Etude de femme ou portrait de Léontine, vendu à un collectionneur privé en 2013

Inscription (en bas à droite) :
« Léontine avant la cristallisation / à Caliban / P. Puvis de Ch. » Pastel et pierre noire
20,5 x 13 cm

Provenance :
Ancienne collection Joanny Peytel.

Exposition :
Puvis de Chavannes et la peinture lyonnaise du XIXème siècle, musée de Lyon, catalogue d’exposition, 1937, n° 55, « Portrait de Léontine ».

 

Notice de l'oeuvre :

Pierre Puvis de Chavannes est considéré comme l’un des précurseurs du symbolisme.
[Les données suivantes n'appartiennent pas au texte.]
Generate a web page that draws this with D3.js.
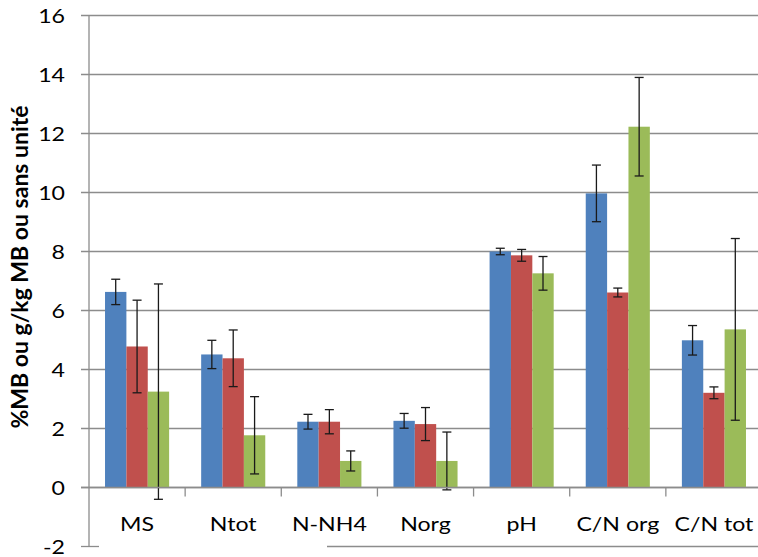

Dans sa jeunesse, il fréquente les ateliers d’Ary Scheffer, Thomas Couture et Eugène Delacroix à Paris. Il subit également l’influence de Théodore Chassériau et découvre l’art des primitifs à travers le classicisme d’Ingres. Il entreprend deux voyages successifs en Italie, en 1846 et 1848, au cours desquels il se familiarise avec les artistes florentins et vénitiens de la Renaissance. Il expose pour la première fois au Salon de 1859 un Retour de chasse qui retient l’attention de la critique. Il reçoit plusieurs commandes pour de grands cycles décoratifs : l'escalier du nouveau musée d’Amiens en 1861, le musée de Marseille en 1869, le panthéon de Paris en 1874-­76, le Palais des Beaux-­Arts de Lyon en 1883-­86, l’hôtel de ville de Paris en 1892-­94 et enfin, la Public Library de Boston en 1891-­96. Dans ces grandes peintures murales, il traduit des thèmes historiques et allégoriques dans un langage monumental. L’utilisation d’une gamme colorée restreinte, d’une facture maigre et d’une lumière égale et abstraite confèrent à ses compositions un caractère paisible.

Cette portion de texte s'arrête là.